The ongoing saga of a programmer who doesn't live in Boston, nor does he even like Boston, but yet named his weblog/journal “The Boston Diaries.”

Go figure.

Tuesday, October 21, 2025

The actual root cause of yesterday's bug were laid over twenty years ago

Yesterday, I found the root cause of a bug but I did not go into details about how that bug slipped into production (so to speak). That's easy—the configuration of mod_blog differ between my development server and public server.

On my public server, I have the following bit of code in the configuration:

process = require("org.conman.process")

-- --------------------------------------------------------------------
-- process limits added because an earlier version of the code actually
-- crashed the server it was running on, due to resource exhaustion.
-- --------------------------------------------------------------------

process.limits.hard.cpu  = "10m" -- 10 minutes
process.limits.hard.core =  0    -- no core file
process.limits.hard.data = "20m" -- 20 MB

-- --------------------------------------------------------
-- We now resume our regularly scheduled config file
-- --------------------------------------------------------

I load a module to configure bits of the environment that mod_blog runs in. The configuration file on the development server does not have such code. So when I compiled the email notification program, the fact that I did not include the -rdynamic compiler option was not an issue when I ran my tests.

Yes, a case where there was a difference between development and production that allowed a bug to slip through. So I decided to dig a bit deeper. A few days ago I explained why I had such directives in my configuration file when I was asked why didn't I use Apache's RLimitMEM directive. I answered that the cause of adding the process limits happened pretty early in the use of mod_blog and that I didn't recall seeing such a directive in Apache at the time.

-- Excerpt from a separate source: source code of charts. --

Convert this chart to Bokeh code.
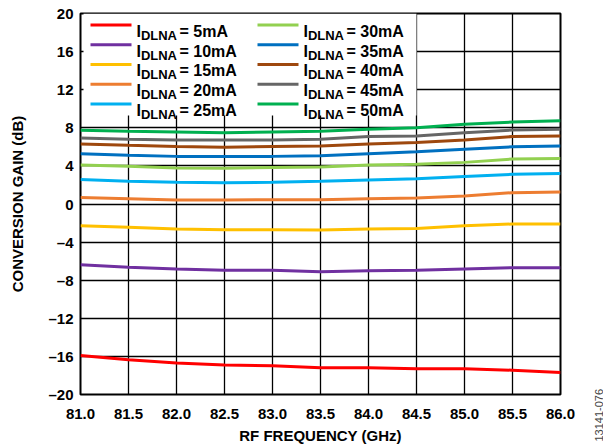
import math
from bokeh.plotting import figure
from bokeh.layouts import row
from bokeh.models import FixedTicker, Label, Arrow, BoxAnnotation, Title
from bokeh.embed import file_html
from bokeh.resources import INLINE

# ---- data ----
freq_ghz = [81.0, 81.5, 82.0, 82.5, 83.0, 83.5, 84.0, 84.5, 85.0, 85.5, 86.0]

gain_5ma = [-15.9, -16.35, -16.7, -16.9, -16.97, -17.2, -17.2, -17.3, -17.3, -17.45, -17.7]
gain_10ma = [-6.37, -6.65, -6.82, -6.96, -6.96, -7.1, -7.0, -6.96, -6.82, -6.68, -6.68]
gain_15ma = [-2.28, -2.45, -2.63, -2.7, -2.7, -2.73, -2.63, -2.56, -2.28, -2.1, -2.1]
gain_20ma = [0.67, 0.56, 0.42, 0.42, 0.45, 0.45, 0.56, 0.63, 0.84, 1.19, 1.26]
gain_25ma = [2.57, 2.4, 2.29, 2.22, 2.29, 2.4, 2.53, 2.64, 2.88, 3.12, 3.19]
gain_30ma = [4.1, 3.96, 3.78, 3.75, 3.82, 3.89, 4.1, 4.17, 4.37, 4.72, 4.79]
gain_35ma = [5.27, 5.13, 5.0, 5.0, 5.0, 5.06, 5.27, 5.48, 5.76, 6.0, 6.1]
gain_40ma = [6.31, 6.17, 6.04, 5.97, 6.04, 6.1, 6.31, 6.45, 6.73, 7.08, 7.14]
gain_45ma = [6.94, 6.8, 6.73, 6.73, 6.73, 6.8, 7.08, 7.14, 7.49, 7.76, 7.84]
gain_50ma = [7.73, 7.63, 7.56, 7.49, 7.56, 7.63, 7.84, 8.01, 8.36, 8.6, 8.74]

series = [gain_5ma, gain_10ma, gain_15ma, gain_20ma, gain_25ma,
          gain_30ma, gain_35ma, gain_40ma, gain_45ma, gain_50ma]
currents = ["5mA", "10mA", "15mA", "20mA", "25mA",
            "30mA", "35mA", "40mA", "45mA", "50mA"]
colors = ["#FF0000", "#7030A0", "#FFC000", "#ED7D31", "#00B0F0",
          "#92D050", "#0070C0", "#9E480E", "#666666", "#00B050"]

x_ticks = freq_ghz
x_tick_labels = ["81.0", "81.5", "82.0", "82.5", "83.0", "83.5",
                 "84.0", "84.5", "85.0", "85.5", "86.0"]
y_ticks = [-20, -16, -12, -8, -4, 0, 4, 8, 12, 16, 20]
y_tick_labels = ["\u201320", "\u201316", "\u201312", "\u20138", "\u20134",
                 "0", "4", "8", "12", "16", "20"]

FONT = "Liberation Sans"

p = figure(width=576, height=446, x_range=(81.0, 86.0), y_range=(-20, 20),
           output_backend="svg", toolbar_location=None,
           min_border_left=80, min_border_right=16,
           min_border_top=13, min_border_bottom=48)

p.background_fill_color = "white"
p.border_fill_color = "white"
p.outline_line_color = "black"
p.outline_line_width = 2

for g in (p.xgrid, p.ygrid):
    g.grid_line_color = "black"
    g.grid_line_width = 1.3
    g.grid_line_alpha = 1.0

p.xaxis.ticker = FixedTicker(ticks=x_ticks)
p.yaxis.ticker = FixedTicker(ticks=y_ticks)
p.xaxis.major_label_overrides = {t: l for t, l in zip(x_ticks, x_tick_labels)}
p.yaxis.major_label_overrides = {t: l for t, l in zip(y_ticks, y_tick_labels)}

for ax in (p.xaxis, p.yaxis):
    ax.axis_line_color = None
    ax.major_tick_line_color = None
    ax.minor_tick_line_color = None
    ax.major_tick_in = 0
    ax.major_tick_out = 0
    ax.minor_tick_in = 0
    ax.minor_tick_out = 0
    ax.major_label_text_font = FONT
    ax.major_label_text_font_style = "bold"
    ax.major_label_text_font_size = "15px"
    ax.major_label_text_color = "black"
    ax.axis_label_text_font = FONT
    ax.axis_label_text_font_style = "bold"
    ax.axis_label_text_font_size = "15px"
    ax.axis_label_text_color = "black"

p.xaxis.axis_label = "RF FREQUENCY (GHz)"
p.yaxis.axis_label = "CONVERSION GAIN (dB)"
p.xaxis.major_label_standoff = 14
p.xaxis.axis_label_standoff = 5
p.yaxis.major_label_standoff = 7
p.yaxis.axis_label_standoff = 19

for ys, c in zip(series, colors):
    p.line(freq_ghz, ys, line_color=c, line_width=3)

# ---- legend (screen units, relative to frame bottom-left) ----
p.add_layout(BoxAnnotation(left=3, right=336, top=381, bottom=279,
                           left_units="screen", right_units="screen",
                           top_units="screen", bottom_units="screen",
                           fill_color="white", fill_alpha=1.0, line_color=None))

col_x = [10, 177]
for i, (cur, c) in enumerate(zip(currents, colors)):
    col = i // 5
    row_i = i % 5
    ly = 369.6 - 19.75 * row_i
    x0 = col_x[col]
    tx = x0 + 46
    p.add_layout(Label(x=tx, y=ly - 6.5, x_units="screen", y_units="screen",
                       text="I", text_font=FONT, text_font_style="bold",
                       text_font_size="16px", text_baseline="alphabetic",
                       text_color="black"))
    p.add_layout(Label(x=tx + 4.4, y=ly - 10.5, x_units="screen", y_units="screen",
                       text="DLNA", text_font=FONT, text_font_style="bold",
                       text_font_size="13px", text_baseline="alphabetic",
                       text_color="black"))
    p.add_layout(Label(x=tx + 43, y=ly - 6.5, x_units="screen", y_units="screen",
                       text="= " + cur, text_font=FONT, text_font_style="bold",
                       text_font_size="16px", text_baseline="alphabetic",
                       text_color="black"))

for i, c in enumerate(colors):
    col = i // 5
    row_i = i % 5
    ly = 369.6 - 19.75 * row_i
    x0 = col_x[col]
    p.add_layout(Arrow(x_start=x0, y_start=ly, x_end=x0 + 41, y_end=ly,
                       start_units="screen", end_units="screen", end=None,
                       line_color=c, line_width=3))

# ---- narrow side strip carrying the figure id, reading bottom-to-top ----
side = figure(width=27, height=446, x_range=(0, 1), y_range=(0, 1),
              output_backend="svg", toolbar_location=None,
              min_border_left=26, min_border_right=0,
              min_border_top=0, min_border_bottom=0)
side.axis.visible = False
side.grid.visible = False
side.outline_line_color = None
side.background_fill_color = "white"
side.border_fill_color = "white"
side.add_layout(Title(text="13141-076", align="left", offset=-47, standoff=0,
                      text_font=FONT, text_font_size="11px",
                      text_font_style="normal", text_color="#444444"), "left")

page = row(p, side)
open("out.html", "w").write(file_html(page, INLINE))
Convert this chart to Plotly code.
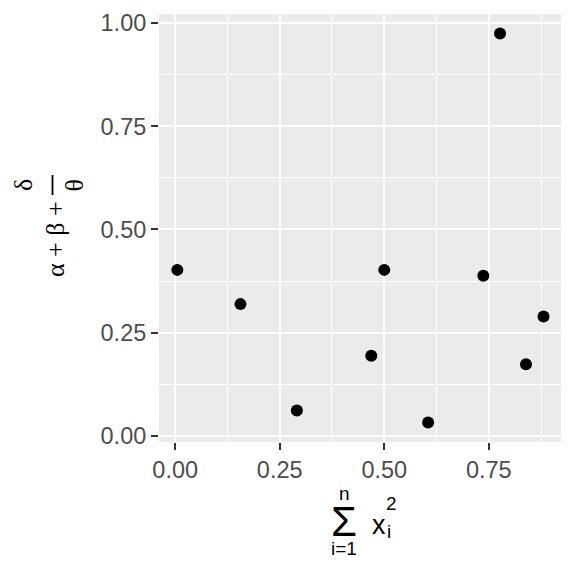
import plotly.graph_objects as go

x_vals = [0.005, 0.156, 0.291, 0.469, 0.500, 0.605, 0.737, 0.777, 0.839, 0.881]
y_vals = [0.402, 0.319, 0.061, 0.194, 0.402, 0.032, 0.388, 0.975, 0.173, 0.289]
tick_vals = [0.0, 0.25, 0.5, 0.75, 1.0]
tick_text = ["0.00", "0.25", "0.50", "0.75", "1.00"]

# page body has an 8px margin; figure is laid out in page coordinates minus 8
OFF = 8
W = H = 568
L, R, T, B = 159 - OFF, 15, 14 - OFF, 134

fig = go.Figure(go.Scatter(x=x_vals, y=y_vals, mode="markers",
                           marker=dict(color="black", size=12, line=dict(width=0))))

axis_common = dict(
    showline=False, zeroline=False, automargin=False,
    gridcolor="white", gridwidth=2.2,
    ticks="outside", ticklen=7, tickwidth=1.5, tickcolor="#333333",
    tickfont=dict(family="Liberation Sans, Arial", size=23.5, color="#4D4D4D"),
    minor=dict(showgrid=True, gridcolor="white", gridwidth=1, dtick=0.125, tick0=0.125, ticks=""),
    tickvals=tick_vals, ticktext=tick_text,
)

fig.update_xaxes(range=[-0.0388, 0.9228], **axis_common)
fig.update_yaxes(range=[-0.0152, 1.0222], **axis_common)

def px(xs):
    return (xs - OFF - L) / (W - L - R)

def py(ys):
    return (H - B - (ys - OFF)) / (H - T - B)

ann = []
serif = "Liberation Serif, Times New Roman, serif"
sans = "Liberation Sans, Arial, sans-serif"

def add(text, sx, sy, size, family, angle=0):
    ann.append(dict(text=text, x=px(sx), y=py(sy), xref="paper", yref="paper",
                    showarrow=False, xanchor="center", yanchor="middle",
                    textangle=angle, font=dict(family=family, size=size, color="black")))

# y title: alpha + beta + delta/theta (rotated)
add("α + β +", 55, 239, 26, serif, -90)
add("δ", 23.5, 185.5, 26, serif, -90)
add("θ", 74, 185.5, 26, serif, -90)

# x title: sum_{i=1}^{n} x_i^2
add("Σ", 344, 521, 42, sans)
add("n", 344, 493, 19, sans)
add("i=1", 343.5, 548.5, 19, sans)
add("x", 379, 525, 27, sans)
add("2", 391, 503.5, 19, sans)
add("i", 388.5, 531, 19, sans)

fig.update_layout(
    width=W, height=H,
    margin=dict(l=L, r=R, t=T, b=B, autoexpand=False),
    plot_bgcolor="#EBEBEB", paper_bgcolor="white",
    showlegend=False,
    annotations=ann,
    shapes=[dict(type="line", xref="paper", yref="paper",
                 x0=px(52.5), x1=px(52.5), y0=py(175), y1=py(195),
                 line=dict(color="black", width=1.8))],
)

fig.write_html("out.html")
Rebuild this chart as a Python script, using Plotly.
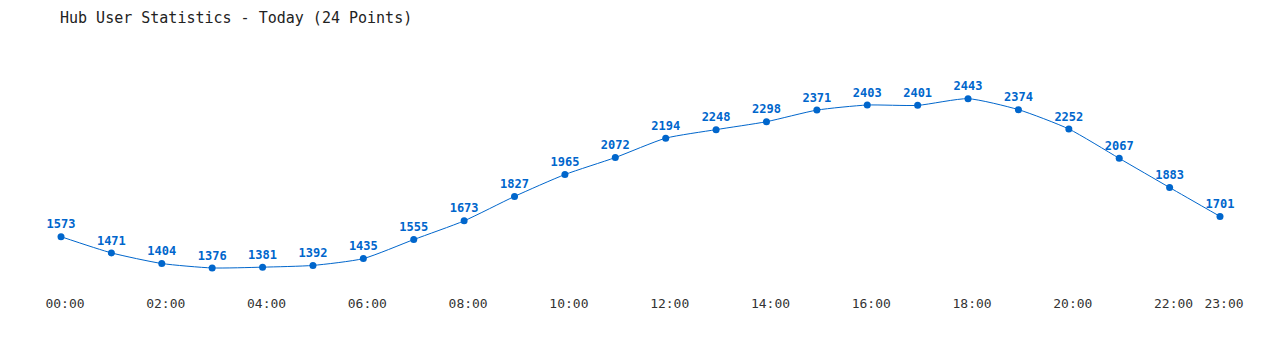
import plotly.graph_objects as go

hours = list(range(24))
hour_labels = [f"{h:02d}:00" for h in hours]
users = [1573, 1471, 1404, 1376, 1381, 1392, 1435, 1555, 1673, 1827, 1965, 2072,
         2194, 2248, 2298, 2371, 2403, 2401, 2443, 2374, 2252, 2067, 1883, 1701]
tick_hours = [0, 2, 4, 6, 8, 10, 12, 14, 16, 18, 20, 22, 23]
tick_text = [hour_labels[h] for h in tick_hours]

color = "#0066cc"
font = "DejaVu Sans Mono"

fig = go.Figure(go.Scatter(
    x=hours, y=users, mode="lines+markers+text",
    line=dict(color=color, width=1, shape="spline", smoothing=0.6),
    marker=dict(color=color, size=7),
    text=[str(v) for v in users], textposition="top center",
    textfont=dict(family=font, size=12, color=color, weight="bold"),
    cliponaxis=False, hoverinfo="skip",
))

fig.update_layout(
    width=1280, height=350,
    margin=dict(l=61, r=60, t=40, b=60),
    paper_bgcolor="white", plot_bgcolor="white",
    showlegend=False,
    title=dict(text="Hub User Statistics - Today (24 Points)", x=60/1280, xanchor="left",
               y=1-18/350, yanchor="middle",
               font=dict(family=font, size=15, color="#222222")),
    xaxis=dict(range=[0, 23], tickvals=tick_hours, ticktext=tick_text, showgrid=False,
               zeroline=False, showline=False, ticks="", ticklabelstandoff=4,
               ticklabelshift=4,
               tickfont=dict(family=font, size=13, color="#333333")),
    yaxis=dict(range=[1237, 2813], showgrid=False, zeroline=False, showline=False,
               showticklabels=False, ticks=""),
)

fig.write_html("out.html")
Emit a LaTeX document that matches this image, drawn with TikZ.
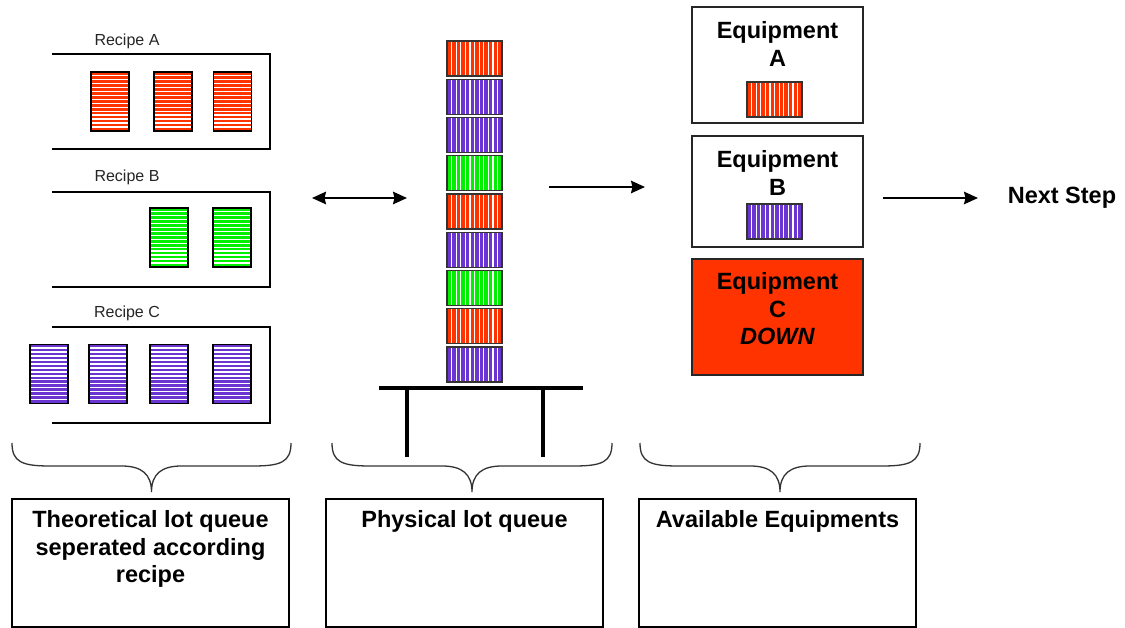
\documentclass[tikz,border=0pt]{standalone}
\usepackage{fontspec}
\setmainfont{Liberation Sans}
\usetikzlibrary{arrows.meta}
\definecolor{lotred}{HTML}{FF3300}
\definecolor{lotpurple}{HTML}{6A35D0}
\definecolor{lotgreen}{HTML}{00F000}
\definecolor{downred}{HTML}{FF3300}

\tikzset{
  flowtip/.tip={Stealth[length=14pt,width=12.5pt,inset=1.5pt]},
  % recipe-sorted lot: horizontal white stripes
  hlot/.style={draw=black, line width=1.3pt, fill=#1, minimum width=38pt, minimum height=59pt,
    inner sep=0pt, outer sep=0pt,
    path picture={\foreach \k in {1,...,14}{
      \draw[white, line width=1.4pt]
        ([yshift=\k*3.95pt]path picture bounding box.south west) --
        ([yshift=\k*3.95pt]path picture bounding box.south east);}}},
  % physical lot: vertical white stripes
  vlot/.style={draw=black!80, line width=1.3pt, fill=#1, minimum width=55pt, minimum height=35pt,
    inner sep=0pt, outer sep=0pt,
    path picture={\foreach \k in {1,...,11}{
      \draw[white, line width=1.3pt]
        ([xshift=\k*4.6pt]path picture bounding box.south west) --
        ([xshift=\k*4.6pt]path picture bounding box.north west);}}},
  recbox/.style={minimum width=218pt, minimum height=95pt, inner sep=0pt, outer sep=0pt},
  reclabel/.style={font=\fontsize{16}{19}\selectfont, text=black!85},
  eqbox/.style={draw=black!85, line width=1.5pt, minimum width=171pt, inner sep=0pt},
  bigtext/.style={font=\fontsize{23.5}{27.5}\selectfont\bfseries, align=center},
  infobox/.style={draw=black, line width=1.6pt, minimum width=277pt, minimum height=128pt, inner sep=0pt},
  conn/.style={line width=2pt, -flowtip},
  bracestyle/.style={draw=black!80, line width=1.3pt},
  tablestyle/.style={line width=4.5pt, black}
}

\begin{document}
\begin{tikzpicture}[x=1pt,y=-1pt]
\useasboundingbox[fill=white] (0,0) rectangle (1125,628);

% ---- theoretical queue, one open tray per recipe
\node[recbox] (recA) at (161,101.5) {};
\node[recbox] (recB) at (161,239.5) {};
\node[recbox, minimum height=96pt] (recC) at (161,375) {};
\foreach \r in {recA,recB,recC}{
  \draw[line width=1.4pt] (\r.north west) -- (\r.north east) -- (\r.south east) -- (\r.south west);
}
\node[reclabel] (labA) at (127,41) {Recipe A};
\node[reclabel] (labB) at (127,177) {Recipe B};
\node[reclabel] (labC) at (127,313) {Recipe C};

\node[hlot=lotred] (a1) at (110,101.5) {};
\node[hlot=lotred] (a2) at (173,101.5) {};
\node[hlot=lotred] (a3) at (232.5,101.5) {};
\node[hlot=lotgreen] (b1) at (169,237.5) {};
\node[hlot=lotgreen] (b2) at (232,237.5) {};
\node[hlot=lotpurple] (c1) at (49,374) {};
\node[hlot=lotpurple] (c2) at (108,374) {};
\node[hlot=lotpurple] (c3) at (169,374) {};
\node[hlot=lotpurple] (c4) at (232,374) {};

% ---- physical queue stacked on a table
\foreach \c [count=\i from 0] in {lotred,lotpurple,lotpurple,lotgreen,lotred,lotpurple,lotgreen,lotred,lotpurple}{
  \node[vlot=\c] (s\i) at (474.5,58.5+38.25*\i) {};
}
\draw[tablestyle] (379,388) -- (583,388);
\draw[tablestyle] (407,388) -- (407,457);
\draw[tablestyle] (543,388) -- (543,457);

% ---- equipments
\node[eqbox, minimum height=116pt] (eqA) at (777.5,65) {};
\node[bigtext] (eqAt) at (777.5,44) {Equipment\\A};
\node[vlot=lotred] (eqAlot) at (774.5,99.5) {};

\node[eqbox, minimum height=111pt] (eqB) at (777.5,191.5) {};
\node[bigtext] (eqBt) at (777.5,173) {Equipment\\B};
\node[vlot=lotpurple] (eqBlot) at (774.5,221.5) {};

\node[eqbox, minimum height=116pt, fill=downred] (eqC) at (777.5,317) {};
\node[bigtext] (eqCt) at (777.5,309) {Equipment\\C\\\textit{DOWN}};

% ---- flow arrows
\coordinate (q1) at (312,198);
\coordinate (q2) at (407,198);
\coordinate (p1) at (549,187);
\coordinate (p2) at (645,187);
\coordinate (n1) at (883,198);
\coordinate (n2) at (978,198);
\draw[line width=2pt, flowtip-flowtip] (q1) -- (q2);
\draw[conn] (p1) -- (p2);
\draw[conn] (n1) -- (n2);
\node[bigtext] (next) at (1062,198) {Next Step};

% ---- grouping braces
\foreach \l/\r in {12/291, 332/612, 640/920}{
  \pgfmathsetmacro\m{(\l+\r)/2}
  \draw[bracestyle] (\l,443) .. controls (\l,462) and (\l+10,466) .. (\l+38,466)
    -- (\m-30,466) .. controls (\m-10,466) and (\m,474) .. (\m,492)
    .. controls (\m,474) and (\m+10,466) .. (\m+30,466)
    -- (\r-38,466) .. controls (\r-10,466) and (\r,462) .. (\r,443);
}

% ---- captions
\node[infobox] (cap1) at (150.5,563) {};
\node[bigtext] (cap1t) at (150.5,549) {Theoretical lot queue\\seperated according\\recipe};
\node[infobox] (cap2) at (464.5,563) {};
\node[bigtext] (cap2t) at (464.5,521) {Physical lot queue};
\node[infobox] (cap3) at (777.5,563) {};
\node[bigtext] (cap3t) at (777.5,521) {Available Equipments};
\end{tikzpicture}
\end{document}
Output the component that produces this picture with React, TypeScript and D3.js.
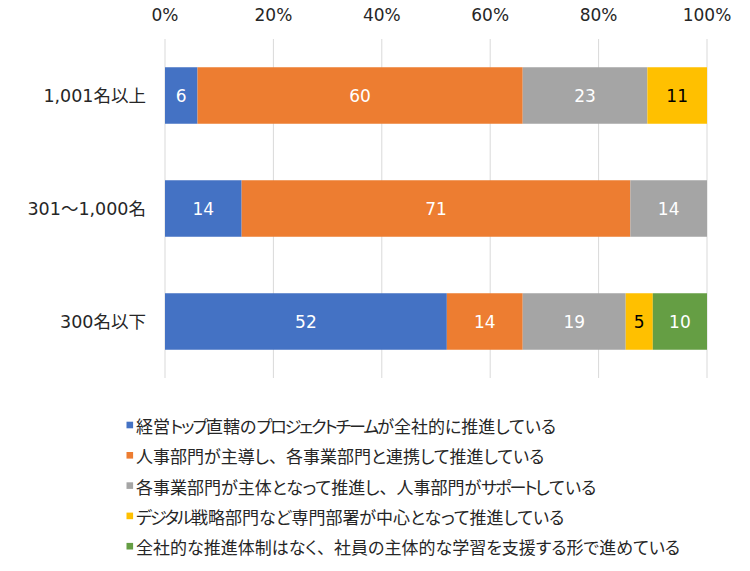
import React from "react";
import * as d3 from "d3";

const categories = ["1,001名以上", "301～1,000名", "300名以下"];
const seriesNames = [
  "経営トップ直轄のプロジェクトチームが全社的に推進している",
  "人事部門が主導し、各事業部門と連携して推進している",
  "各事業部門が主体となって推進し、人事部門がサポートしている",
  "デジタル戦略部門など専門部署が中心となって推進している",
  "全社的な推進体制はなく、社員の主体的な学習を支援する形で進めている",
];
const s1 = [6, 14, 52];
const s2 = [60, 71, 14];
const s3 = [23, 14, 19];
const s4 = [11, 0, 5];
const s5 = [0, 0, 10];
const seriesValues = [s1, s2, s3, s4, s5];
const colors = ["#4472C4", "#ED7D31", "#A5A5A5", "#FFC000", "#659E44"];
const labelColors = ["#fff", "#fff", "#fff", "#000", "#fff"];
const ticks = [0, 0.2, 0.4, 0.6, 0.8, 1];

const W = 750;
const H = 571;
const CJK = "'Noto Sans CJK JP', 'Noto Sans', sans-serif";
const MIXED = "'DejaVu Sans', 'Noto Sans CJK JP', sans-serif";

// split a legend string into katakana / punctuation / other runs for spacing
function runs(s: string) {
  const out: { t: string; k: string }[] = [];
  const re = /([\u30A0-\u30FF]+)|([、。])|([^\u30A0-\u30FF、。]+)/g;
  let m: RegExpExecArray | null;
  while ((m = re.exec(s))) {
    out.push({ t: m[0], k: m[1] ? "kata" : m[2] ? "punct" : "other" });
  }
  return out;
}

export default function App() {
  const rows = categories.map((c, i) => {
    const r: any = { cat: c };
    seriesNames.forEach((s, j) => (r[s] = seriesValues[j][i]));
    return r;
  });
  const stack = d3.stack<any>().keys(seriesNames).offset(d3.stackOffsetExpand);
  const stacked = stack(rows);

  const x = d3.scaleLinear().domain([0, 1]).range([165, 707]);
  const y = d3.scaleBand().domain(categories).range([39, 378]).paddingInner(0.5).paddingOuter(0.25);

  return (
    <svg width={W} height={H} style={{ position: "absolute", left: 0, top: 0 }} fontFamily={CJK}>
      <rect width={W} height={H} fill="#fff" />
      {ticks.map((t) => (
        <g key={t}>
          <line x1={x(t)} x2={x(t)} y1={39} y2={378} stroke="#D9D9D9" strokeWidth={1} />
          <text x={x(t)} y={15} textAnchor="middle" dominantBaseline="central" fontSize={17} fill="#262626" fontFamily={MIXED}>
            {d3.format(".0%")(t)}
          </text>
        </g>
      ))}
      {stacked.map((layer, j) => (
        <g key={j}>
          {layer.map((d, i) => {
            const v = seriesValues[j][i];
            if (!v) return null;
            const x0 = x(d[0]);
            const x1 = x(d[1]);
            const yy = y(categories[i])!;
            return (
              <g key={i}>
                <rect x={x0} y={yy} width={x1 - x0} height={y.bandwidth()} fill={colors[j]} />
                <text
                  x={(x0 + x1) / 2}
                  y={yy + y.bandwidth() / 2}
                  textAnchor="middle"
                  dominantBaseline="central"
                  fontSize={17}
                  fontFamily={MIXED}
                  fill={labelColors[j]}
                >
                  {v}
                </text>
              </g>
            );
          })}
        </g>
      ))}
      {categories.map((c) => (
        <text
          key={c}
          x={146}
          y={y(c)! + y.bandwidth() / 2}
          textAnchor="end"
          dominantBaseline="central"
          fontSize={17.5}
          fontFamily={MIXED}
          fill="#262626"
        >
          {c}
        </text>
      ))}
      {seriesNames.map((s, j) => (
        <g key={s} transform={`translate(126.5, ${425 + j * 30.3})`}>
          <rect x={0} y={-3.3} width={6.6} height={6.6} fill={colors[j]} />
          <text x={9.5} y={0} dominantBaseline="central" fontSize={17} fill="#262626">
            {runs(s).map((r, k) => (
              <tspan
                key={k}
                style={{
                  fontFeatureSettings: r.k === "punct" ? "normal" : "'palt'",
                  letterSpacing: r.k === "kata" ? "-2px" : "0px",
                }}
              >
                {r.t}
              </tspan>
            ))}
          </text>
        </g>
      ))}
    </svg>
  );
}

But I did get curious as to when Apache might have added the RLimitMEM directive. I started this site using Apache 1.3 (when that was the current version of Apache—I've been blogging for quite a long time) and I was thinking that the RLimitMEM directive may have been added around version 2.0. In my archives, I found a copy of Apache 1.3.9 and wouldn't you know it—RLimitMEM existed!

Sigh.

I could have avoided yesterday's issue had I only read a bit further into the Apache documentation back in the day.